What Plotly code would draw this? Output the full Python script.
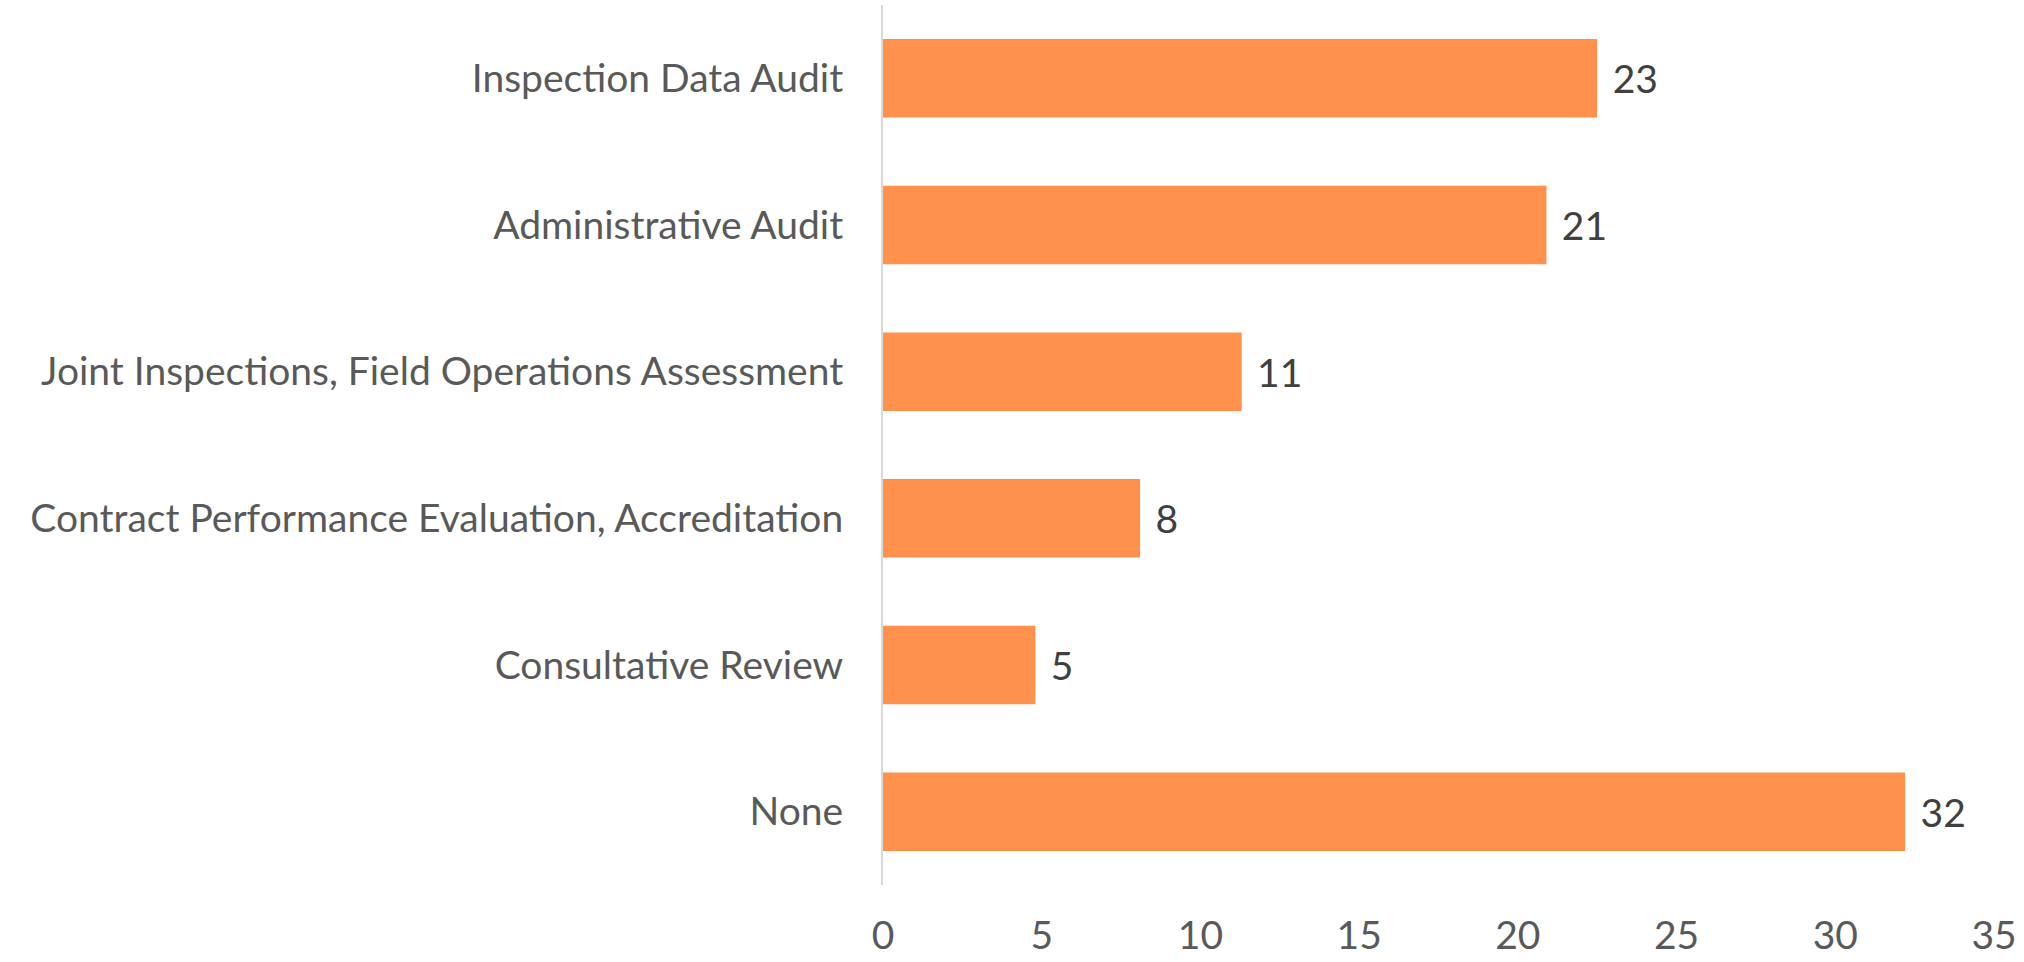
import plotly.graph_objects as go

categories = [
    "Inspection Data Audit",
    "Administrative Audit",
    "Joint Inspections, Field Operations Assessment",
    "Contract Performance Evaluation, Accreditation",
    "Consultative Review",
    "None",
]
values = [22.5, 20.9, 11.3, 8.1, 4.8, 32.2]
value_labels = ["23", "21", "11", "8", "5", "32"]
x_ticks = [0, 5, 10, 15, 20, 25, 30, 35]

FONT = "Lato, 'Open Sans', sans-serif"
FS = 39

fig = go.Figure(
    go.Bar(
        x=values,
        y=categories,
        orientation="h",
        marker=dict(color="#FF914D", line=dict(width=0)),
        text=["\u00a0\u200a" + t for t in value_labels],
        textposition="outside",
        textfont=dict(family=FONT, size=FS, color="#404040"),
        cliponaxis=False,
        hoverinfo="x+y",
    )
)

fig.update_layout(
    width=2024,
    height=962,
    margin=dict(l=883, r=30, t=5, b=67),
    paper_bgcolor="white",
    plot_bgcolor="white",
    bargap=0.465,
    showlegend=False,
    font=dict(family=FONT, size=FS, color="#595959"),
)

fig.update_xaxes(
    range=[0, 35],
    tickvals=x_ticks,
    ticktext=[str(v) for v in x_ticks],
    showgrid=False,
    zeroline=False,
    showline=False,
    ticks="",
    ticklabelstandoff=24,
    tickfont=dict(family=FONT, size=FS, color="#595959"),
)

fig.update_yaxes(
    autorange="reversed",
    showgrid=False,
    zeroline=False,
    showline=True,
    linecolor="#D9D9D9",
    linewidth=2,
    ticks="",
    ticklabelstandoff=30,
    tickfont=dict(family=FONT, size=FS, color="#595959"),
)

fig.write_html(
    "out.html",
    config={"displayModeBar": False},
    post_script="document.body.style.margin='0';document.body.style.overflow='hidden';",
)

*****

* Objective *
Copy the listing word for word, excluding its pictures.

* Solution for this task *
What Plotly code would draw this? Output the full Python script.
import plotly.graph_objects as go

categories = [
    "Inspection Data Audit",
    "Administrative Audit",
    "Joint Inspections, Field Operations Assessment",
    "Contract Performance Evaluation, Accreditation",
    "Consultative Review",
    "None",
]
values = [22.5, 20.9, 11.3, 8.1, 4.8, 32.2]
value_labels = ["23", "21", "11", "8", "5", "32"]
x_ticks = [0, 5, 10, 15, 20, 25, 30, 35]

FONT = "Lato, 'Open Sans', sans-serif"
FS = 39

fig = go.Figure(
    go.Bar(
        x=values,
        y=categories,
        orientation="h",
        marker=dict(color="#FF914D", line=dict(width=0)),
        text=["\u00a0\u200a" + t for t in value_labels],
        textposition="outside",
        textfont=dict(family=FONT, size=FS, color="#404040"),
        cliponaxis=False,
        hoverinfo="x+y",
    )
)

fig.update_layout(
    width=2024,
    height=962,
    margin=dict(l=883, r=30, t=5, b=67),
    paper_bgcolor="white",
    plot_bgcolor="white",
    bargap=0.465,
    showlegend=False,
    font=dict(family=FONT, size=FS, color="#595959"),
)

fig.update_xaxes(
    range=[0, 35],
    tickvals=x_ticks,
    ticktext=[str(v) for v in x_ticks],
    showgrid=False,
    zeroline=False,
    showline=False,
    ticks="",
    ticklabelstandoff=24,
    tickfont=dict(family=FONT, size=FS, color="#595959"),
)

fig.update_yaxes(
    autorange="reversed",
    showgrid=False,
    zeroline=False,
    showline=True,
    linecolor="#D9D9D9",
    linewidth=2,
    ticks="",
    ticklabelstandoff=30,
    tickfont=dict(family=FONT, size=FS, color="#595959"),
)

fig.write_html(
    "out.html",
    config={"displayModeBar": False},
    post_script="document.body.style.margin='0';document.body.style.overflow='hidden';",
)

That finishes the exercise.